EXERCISE DIRECTIONS - Write out, word for word, the stretch of lines beginning at the one with "Emit a web page that matches this image, drawn with Plotly.js." and ending at the one with "var durations = [17, 33, 50, 67, 167];", omitting the images.

— START SUPPLIED INFORMATION —

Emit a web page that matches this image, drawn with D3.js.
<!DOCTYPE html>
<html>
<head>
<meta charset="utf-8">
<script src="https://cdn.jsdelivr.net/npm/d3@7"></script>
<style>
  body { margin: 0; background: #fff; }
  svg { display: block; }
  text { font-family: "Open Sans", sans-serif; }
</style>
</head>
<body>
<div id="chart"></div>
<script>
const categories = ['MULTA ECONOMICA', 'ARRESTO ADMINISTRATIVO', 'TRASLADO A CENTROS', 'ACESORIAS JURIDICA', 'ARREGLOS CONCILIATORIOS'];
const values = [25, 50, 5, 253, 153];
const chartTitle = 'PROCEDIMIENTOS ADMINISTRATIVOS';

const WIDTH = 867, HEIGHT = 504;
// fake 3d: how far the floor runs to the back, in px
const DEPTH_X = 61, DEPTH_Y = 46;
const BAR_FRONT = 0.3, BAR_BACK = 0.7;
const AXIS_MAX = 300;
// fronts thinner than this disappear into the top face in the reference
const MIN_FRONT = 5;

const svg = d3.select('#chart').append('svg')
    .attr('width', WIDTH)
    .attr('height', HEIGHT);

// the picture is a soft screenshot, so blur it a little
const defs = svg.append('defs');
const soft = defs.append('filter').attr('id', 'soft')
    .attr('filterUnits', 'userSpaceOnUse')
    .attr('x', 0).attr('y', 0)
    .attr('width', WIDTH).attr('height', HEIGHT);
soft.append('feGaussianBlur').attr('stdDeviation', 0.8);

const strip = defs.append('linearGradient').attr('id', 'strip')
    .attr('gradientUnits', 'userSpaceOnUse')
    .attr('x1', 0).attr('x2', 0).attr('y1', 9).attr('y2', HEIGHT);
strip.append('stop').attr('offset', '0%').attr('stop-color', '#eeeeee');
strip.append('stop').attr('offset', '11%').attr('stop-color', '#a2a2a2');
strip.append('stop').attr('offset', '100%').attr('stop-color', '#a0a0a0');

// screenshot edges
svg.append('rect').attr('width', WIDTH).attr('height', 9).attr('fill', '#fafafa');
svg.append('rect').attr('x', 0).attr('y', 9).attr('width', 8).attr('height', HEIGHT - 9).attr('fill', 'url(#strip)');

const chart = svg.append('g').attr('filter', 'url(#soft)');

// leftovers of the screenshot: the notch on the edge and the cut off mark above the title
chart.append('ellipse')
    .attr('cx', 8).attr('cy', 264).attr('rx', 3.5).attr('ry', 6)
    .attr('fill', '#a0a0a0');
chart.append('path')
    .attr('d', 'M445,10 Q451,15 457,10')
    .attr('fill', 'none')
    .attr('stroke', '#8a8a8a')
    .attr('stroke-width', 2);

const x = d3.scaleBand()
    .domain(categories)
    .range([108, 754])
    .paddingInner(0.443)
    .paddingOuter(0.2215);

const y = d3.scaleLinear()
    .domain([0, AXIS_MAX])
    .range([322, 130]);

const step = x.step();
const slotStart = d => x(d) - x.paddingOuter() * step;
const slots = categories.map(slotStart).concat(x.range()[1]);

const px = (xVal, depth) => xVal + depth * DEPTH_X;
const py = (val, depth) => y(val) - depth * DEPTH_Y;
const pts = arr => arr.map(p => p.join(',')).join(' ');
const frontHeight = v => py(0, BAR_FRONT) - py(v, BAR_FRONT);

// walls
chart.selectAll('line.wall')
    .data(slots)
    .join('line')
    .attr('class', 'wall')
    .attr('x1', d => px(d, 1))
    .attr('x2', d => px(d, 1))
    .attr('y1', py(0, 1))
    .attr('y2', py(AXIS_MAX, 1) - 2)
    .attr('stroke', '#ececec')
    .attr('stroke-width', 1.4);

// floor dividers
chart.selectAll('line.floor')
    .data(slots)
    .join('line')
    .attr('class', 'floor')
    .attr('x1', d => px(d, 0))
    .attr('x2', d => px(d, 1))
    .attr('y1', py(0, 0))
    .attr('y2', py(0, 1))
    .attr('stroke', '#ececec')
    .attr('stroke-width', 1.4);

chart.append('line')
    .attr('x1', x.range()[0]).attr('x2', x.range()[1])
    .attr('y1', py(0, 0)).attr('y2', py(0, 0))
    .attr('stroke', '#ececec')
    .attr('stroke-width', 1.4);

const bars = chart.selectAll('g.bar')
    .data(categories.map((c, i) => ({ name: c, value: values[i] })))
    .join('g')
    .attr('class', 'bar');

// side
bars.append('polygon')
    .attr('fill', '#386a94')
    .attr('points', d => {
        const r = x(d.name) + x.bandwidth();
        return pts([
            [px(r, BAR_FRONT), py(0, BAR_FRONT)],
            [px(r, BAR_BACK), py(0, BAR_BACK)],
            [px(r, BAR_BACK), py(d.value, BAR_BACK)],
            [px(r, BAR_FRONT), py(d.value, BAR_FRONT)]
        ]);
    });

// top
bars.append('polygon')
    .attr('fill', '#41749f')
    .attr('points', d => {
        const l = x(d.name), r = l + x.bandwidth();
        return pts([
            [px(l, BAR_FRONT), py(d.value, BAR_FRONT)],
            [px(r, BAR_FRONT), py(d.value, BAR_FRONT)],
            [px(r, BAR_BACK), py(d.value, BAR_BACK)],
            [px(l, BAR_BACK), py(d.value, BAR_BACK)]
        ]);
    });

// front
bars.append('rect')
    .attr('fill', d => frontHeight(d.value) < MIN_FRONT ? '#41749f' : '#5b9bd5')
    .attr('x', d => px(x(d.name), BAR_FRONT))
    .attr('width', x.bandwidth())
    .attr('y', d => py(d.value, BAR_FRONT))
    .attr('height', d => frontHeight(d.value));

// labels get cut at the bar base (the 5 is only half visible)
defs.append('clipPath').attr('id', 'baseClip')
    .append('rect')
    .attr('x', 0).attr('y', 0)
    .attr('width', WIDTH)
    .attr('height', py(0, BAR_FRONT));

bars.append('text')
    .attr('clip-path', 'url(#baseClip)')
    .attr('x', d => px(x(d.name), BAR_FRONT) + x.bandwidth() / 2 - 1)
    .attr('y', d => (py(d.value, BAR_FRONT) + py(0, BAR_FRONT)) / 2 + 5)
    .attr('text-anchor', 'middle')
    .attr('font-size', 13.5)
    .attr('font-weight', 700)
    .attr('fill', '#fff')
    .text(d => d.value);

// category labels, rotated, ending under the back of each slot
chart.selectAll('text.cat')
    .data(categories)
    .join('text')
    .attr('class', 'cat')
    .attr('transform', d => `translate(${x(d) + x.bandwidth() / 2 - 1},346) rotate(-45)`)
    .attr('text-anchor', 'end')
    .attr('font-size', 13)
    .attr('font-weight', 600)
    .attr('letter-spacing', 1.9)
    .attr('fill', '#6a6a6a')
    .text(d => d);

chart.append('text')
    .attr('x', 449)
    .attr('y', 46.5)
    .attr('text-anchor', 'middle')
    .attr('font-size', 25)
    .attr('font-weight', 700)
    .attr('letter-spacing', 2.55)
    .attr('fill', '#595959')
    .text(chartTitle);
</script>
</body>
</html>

— END SUPPLIED INFORMATION —
— START SUPPLIED INFORMATION —

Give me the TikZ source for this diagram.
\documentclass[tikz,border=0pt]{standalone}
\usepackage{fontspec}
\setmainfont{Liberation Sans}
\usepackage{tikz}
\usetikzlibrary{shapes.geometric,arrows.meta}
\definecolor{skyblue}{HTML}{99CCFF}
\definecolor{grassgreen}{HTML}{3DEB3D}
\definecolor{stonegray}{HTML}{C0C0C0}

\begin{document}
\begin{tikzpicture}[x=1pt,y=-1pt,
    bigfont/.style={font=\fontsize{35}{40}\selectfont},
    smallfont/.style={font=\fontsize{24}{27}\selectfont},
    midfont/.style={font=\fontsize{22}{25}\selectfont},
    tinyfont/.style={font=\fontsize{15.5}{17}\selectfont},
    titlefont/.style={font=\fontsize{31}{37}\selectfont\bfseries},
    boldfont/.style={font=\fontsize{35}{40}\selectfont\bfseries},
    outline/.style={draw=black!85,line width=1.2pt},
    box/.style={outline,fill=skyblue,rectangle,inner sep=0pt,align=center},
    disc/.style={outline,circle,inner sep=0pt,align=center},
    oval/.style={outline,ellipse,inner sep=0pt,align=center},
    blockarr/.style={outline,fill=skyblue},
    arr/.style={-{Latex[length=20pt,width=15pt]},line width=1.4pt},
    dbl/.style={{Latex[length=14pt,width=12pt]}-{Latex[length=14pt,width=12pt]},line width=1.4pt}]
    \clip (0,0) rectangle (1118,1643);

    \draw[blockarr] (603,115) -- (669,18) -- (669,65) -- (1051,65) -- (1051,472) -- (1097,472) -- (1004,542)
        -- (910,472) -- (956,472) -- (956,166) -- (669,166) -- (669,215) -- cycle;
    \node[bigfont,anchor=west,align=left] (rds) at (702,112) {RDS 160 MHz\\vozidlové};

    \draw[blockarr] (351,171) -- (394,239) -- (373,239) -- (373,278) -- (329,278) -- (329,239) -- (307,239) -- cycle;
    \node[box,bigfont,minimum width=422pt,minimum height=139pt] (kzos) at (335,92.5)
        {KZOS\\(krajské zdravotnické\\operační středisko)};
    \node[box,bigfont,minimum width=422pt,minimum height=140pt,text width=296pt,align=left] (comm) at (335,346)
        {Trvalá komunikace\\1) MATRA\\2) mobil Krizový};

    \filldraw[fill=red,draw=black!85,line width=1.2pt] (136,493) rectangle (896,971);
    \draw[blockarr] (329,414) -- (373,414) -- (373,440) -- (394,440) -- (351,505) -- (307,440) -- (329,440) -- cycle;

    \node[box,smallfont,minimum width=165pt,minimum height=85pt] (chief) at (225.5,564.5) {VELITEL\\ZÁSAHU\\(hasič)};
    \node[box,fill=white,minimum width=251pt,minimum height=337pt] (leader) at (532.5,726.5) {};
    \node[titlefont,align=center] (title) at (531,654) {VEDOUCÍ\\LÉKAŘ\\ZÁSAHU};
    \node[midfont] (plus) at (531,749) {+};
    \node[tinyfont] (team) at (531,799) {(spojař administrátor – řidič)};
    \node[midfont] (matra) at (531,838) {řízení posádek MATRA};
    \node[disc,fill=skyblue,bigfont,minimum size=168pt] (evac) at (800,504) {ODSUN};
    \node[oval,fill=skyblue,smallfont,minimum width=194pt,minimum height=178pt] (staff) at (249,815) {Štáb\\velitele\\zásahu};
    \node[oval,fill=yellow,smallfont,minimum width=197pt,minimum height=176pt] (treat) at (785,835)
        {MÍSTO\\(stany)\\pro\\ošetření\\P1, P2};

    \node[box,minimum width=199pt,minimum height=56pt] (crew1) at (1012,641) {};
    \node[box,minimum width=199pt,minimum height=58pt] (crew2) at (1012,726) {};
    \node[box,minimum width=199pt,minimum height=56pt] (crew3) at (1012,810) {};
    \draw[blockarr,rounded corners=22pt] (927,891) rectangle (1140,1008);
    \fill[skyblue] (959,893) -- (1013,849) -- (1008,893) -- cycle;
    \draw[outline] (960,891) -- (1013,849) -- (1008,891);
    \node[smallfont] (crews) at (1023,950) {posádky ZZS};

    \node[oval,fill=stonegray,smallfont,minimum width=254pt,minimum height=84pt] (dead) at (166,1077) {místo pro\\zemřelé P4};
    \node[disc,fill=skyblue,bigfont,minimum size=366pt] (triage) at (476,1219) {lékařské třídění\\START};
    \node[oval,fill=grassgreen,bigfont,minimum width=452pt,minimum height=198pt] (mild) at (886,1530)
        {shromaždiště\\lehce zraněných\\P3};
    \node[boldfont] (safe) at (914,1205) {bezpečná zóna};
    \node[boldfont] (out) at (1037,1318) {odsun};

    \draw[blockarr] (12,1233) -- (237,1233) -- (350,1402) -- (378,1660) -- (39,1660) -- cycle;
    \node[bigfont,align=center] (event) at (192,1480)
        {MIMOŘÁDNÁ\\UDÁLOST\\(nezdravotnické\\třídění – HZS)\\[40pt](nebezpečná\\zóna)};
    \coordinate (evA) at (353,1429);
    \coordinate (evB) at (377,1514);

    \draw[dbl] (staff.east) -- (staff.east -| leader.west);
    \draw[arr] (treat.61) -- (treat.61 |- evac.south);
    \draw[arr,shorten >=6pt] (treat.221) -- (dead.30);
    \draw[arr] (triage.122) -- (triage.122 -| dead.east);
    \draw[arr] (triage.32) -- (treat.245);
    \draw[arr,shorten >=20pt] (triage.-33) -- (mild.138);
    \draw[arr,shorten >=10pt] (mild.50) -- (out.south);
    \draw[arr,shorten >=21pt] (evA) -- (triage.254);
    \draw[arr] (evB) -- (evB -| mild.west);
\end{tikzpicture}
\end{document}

— END SUPPLIED INFORMATION —
— START SUPPLIED INFORMATION —

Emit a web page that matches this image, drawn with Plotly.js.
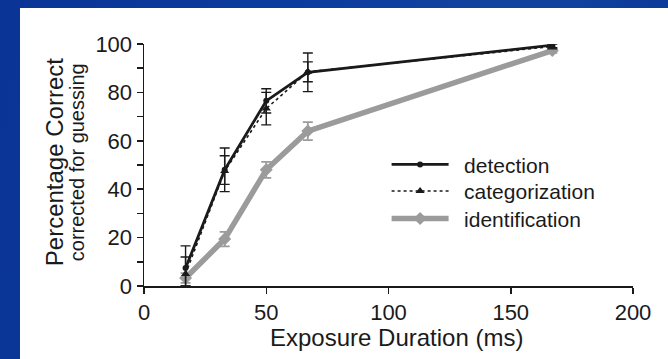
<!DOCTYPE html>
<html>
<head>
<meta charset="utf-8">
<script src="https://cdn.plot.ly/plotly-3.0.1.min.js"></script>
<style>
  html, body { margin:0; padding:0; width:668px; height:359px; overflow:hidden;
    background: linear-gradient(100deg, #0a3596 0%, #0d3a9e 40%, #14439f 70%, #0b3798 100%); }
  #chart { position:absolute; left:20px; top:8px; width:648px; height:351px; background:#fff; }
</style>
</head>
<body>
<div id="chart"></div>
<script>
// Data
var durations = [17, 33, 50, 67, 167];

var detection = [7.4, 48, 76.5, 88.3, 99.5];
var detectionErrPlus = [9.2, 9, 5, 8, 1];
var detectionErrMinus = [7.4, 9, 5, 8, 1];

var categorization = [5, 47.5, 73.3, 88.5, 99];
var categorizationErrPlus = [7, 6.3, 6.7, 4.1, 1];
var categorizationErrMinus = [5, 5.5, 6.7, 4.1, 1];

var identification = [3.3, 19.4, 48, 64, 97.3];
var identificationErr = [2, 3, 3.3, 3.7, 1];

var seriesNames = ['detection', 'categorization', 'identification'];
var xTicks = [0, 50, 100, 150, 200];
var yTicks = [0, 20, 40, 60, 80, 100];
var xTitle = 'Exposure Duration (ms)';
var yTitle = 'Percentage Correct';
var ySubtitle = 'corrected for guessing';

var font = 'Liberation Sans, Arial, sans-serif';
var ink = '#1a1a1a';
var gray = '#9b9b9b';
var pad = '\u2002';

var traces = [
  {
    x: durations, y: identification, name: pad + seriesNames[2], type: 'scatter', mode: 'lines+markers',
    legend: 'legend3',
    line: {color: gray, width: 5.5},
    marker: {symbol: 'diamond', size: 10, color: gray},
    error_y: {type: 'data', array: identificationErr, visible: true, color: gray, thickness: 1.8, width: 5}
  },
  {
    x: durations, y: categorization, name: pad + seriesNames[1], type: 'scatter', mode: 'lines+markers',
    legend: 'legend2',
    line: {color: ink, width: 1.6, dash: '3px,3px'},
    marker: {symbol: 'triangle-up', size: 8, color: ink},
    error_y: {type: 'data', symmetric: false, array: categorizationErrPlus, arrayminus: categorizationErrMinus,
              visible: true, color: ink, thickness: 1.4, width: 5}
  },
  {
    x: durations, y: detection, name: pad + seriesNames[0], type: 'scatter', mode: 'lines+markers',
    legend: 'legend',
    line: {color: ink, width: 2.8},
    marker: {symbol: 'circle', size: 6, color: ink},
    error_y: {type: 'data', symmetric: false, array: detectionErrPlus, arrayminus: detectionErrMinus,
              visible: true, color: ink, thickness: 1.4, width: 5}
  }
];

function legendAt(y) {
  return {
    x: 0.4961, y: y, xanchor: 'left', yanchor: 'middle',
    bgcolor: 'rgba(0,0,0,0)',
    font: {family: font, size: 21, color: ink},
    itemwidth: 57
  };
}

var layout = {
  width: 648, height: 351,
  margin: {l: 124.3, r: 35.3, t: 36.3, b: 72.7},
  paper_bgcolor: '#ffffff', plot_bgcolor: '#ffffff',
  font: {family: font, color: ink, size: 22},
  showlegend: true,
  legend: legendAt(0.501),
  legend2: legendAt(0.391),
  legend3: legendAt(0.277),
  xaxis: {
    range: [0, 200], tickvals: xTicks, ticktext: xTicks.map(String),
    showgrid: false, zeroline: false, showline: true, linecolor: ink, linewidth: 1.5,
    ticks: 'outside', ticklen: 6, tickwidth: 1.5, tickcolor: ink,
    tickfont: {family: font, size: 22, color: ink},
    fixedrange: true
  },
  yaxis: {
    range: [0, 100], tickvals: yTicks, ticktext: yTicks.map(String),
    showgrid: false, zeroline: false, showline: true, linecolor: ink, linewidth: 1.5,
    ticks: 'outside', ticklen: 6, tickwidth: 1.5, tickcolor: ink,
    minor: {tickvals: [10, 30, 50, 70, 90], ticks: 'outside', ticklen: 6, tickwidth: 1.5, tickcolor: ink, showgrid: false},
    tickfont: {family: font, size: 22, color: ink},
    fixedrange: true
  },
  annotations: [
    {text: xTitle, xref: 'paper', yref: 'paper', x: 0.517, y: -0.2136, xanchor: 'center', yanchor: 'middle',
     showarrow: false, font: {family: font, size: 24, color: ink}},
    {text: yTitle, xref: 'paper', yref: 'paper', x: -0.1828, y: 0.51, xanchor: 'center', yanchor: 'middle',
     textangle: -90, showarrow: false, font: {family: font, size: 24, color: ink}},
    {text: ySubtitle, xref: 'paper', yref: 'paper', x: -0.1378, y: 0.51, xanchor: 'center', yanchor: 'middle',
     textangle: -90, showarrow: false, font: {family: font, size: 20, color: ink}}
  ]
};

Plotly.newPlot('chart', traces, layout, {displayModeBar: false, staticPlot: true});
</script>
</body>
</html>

— END SUPPLIED INFORMATION —

EXPECTED ANSWER -
Emit a web page that matches this image, drawn with Plotly.js.
<!DOCTYPE html>
<html>
<head>
<meta charset="utf-8">
<script src="https://cdn.plot.ly/plotly-3.0.1.min.js"></script>
<style>
  html, body { margin:0; padding:0; width:668px; height:359px; overflow:hidden;
    background: linear-gradient(100deg, #0a3596 0%, #0d3a9e 40%, #14439f 70%, #0b3798 100%); }
  #chart { position:absolute; left:20px; top:8px; width:648px; height:351px; background:#fff; }
</style>
</head>
<body>
<div id="chart"></div>
<script>
// Data
var durations = [17, 33, 50, 67, 167];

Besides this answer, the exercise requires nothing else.